The problem with your current workaround is that, while it does make editing the actual text fine, changing any of the text properties still causes a lockup. I'm actually finding that leaving the main STM editor visible while typing into the STM Text Send hardly makes any difference.
Something to try would be to cache and remove all text in the main text box before modifying any properties and then restore the text afterwards. In fact, if this happens quickly enough, it could be seamless enough that the user wouldn't even notice.
As for my use case, I just want to be able to type rich text and be able to immediately see how it will look in-game for:
- Tutorials and in-game wiki pages: this is where the really long texts are
- Tooltips and card descriptions: these can be a up to a paragraph or two.
It's somewhat usable for tooltips and cards (though far from a great user experience); and pretty much unusable for tutorials and wikis.
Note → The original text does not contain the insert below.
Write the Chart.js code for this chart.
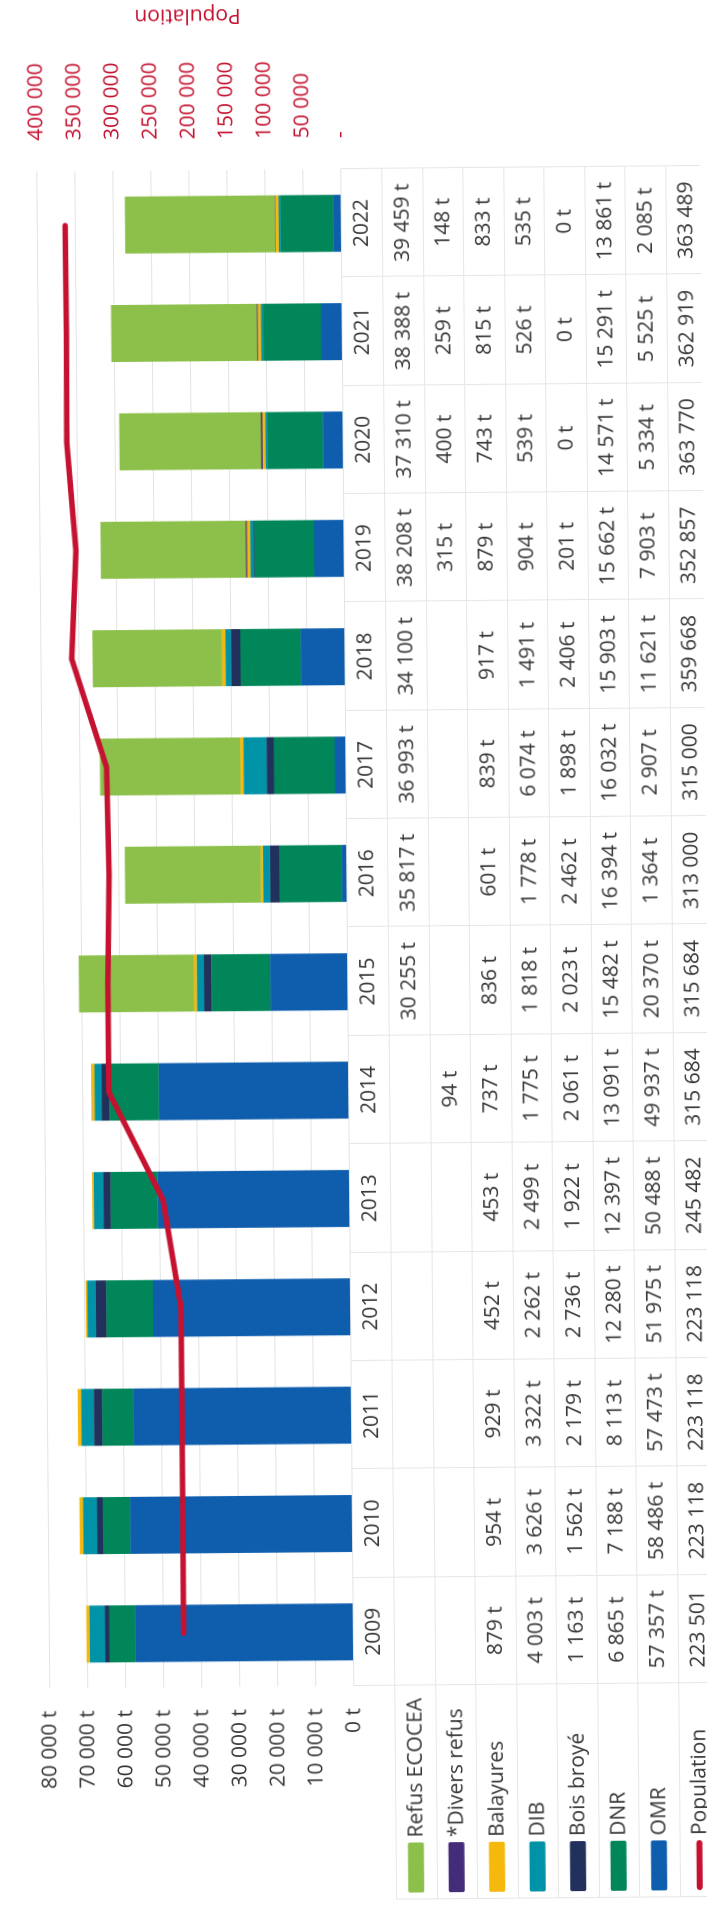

Franky speaking, the reason I bought STM was because I determined it would take too long for me to fix the bugs in my own rich text system; but if I have to deal with super slow performance and/or incomplete workarounds I'd rather just take the time to get my own system working properly.
So I guess it depends on how much time you're willing to spend fixing this (I'm quite surprised I'm the first person to report it, by the way - I would think you'll get a lot more users running into this as people upgrade to Unity 6). If you think it's a niche use case and not what the asset was designed for and you don't want to take the time to fix it, I understand - I'll just refund it and look for other options. If you are willing to fix it, though that would be great, because it does seem like a really complete text solution; but the fix will need to be more comprehensive than the workarounds you've provided thus far.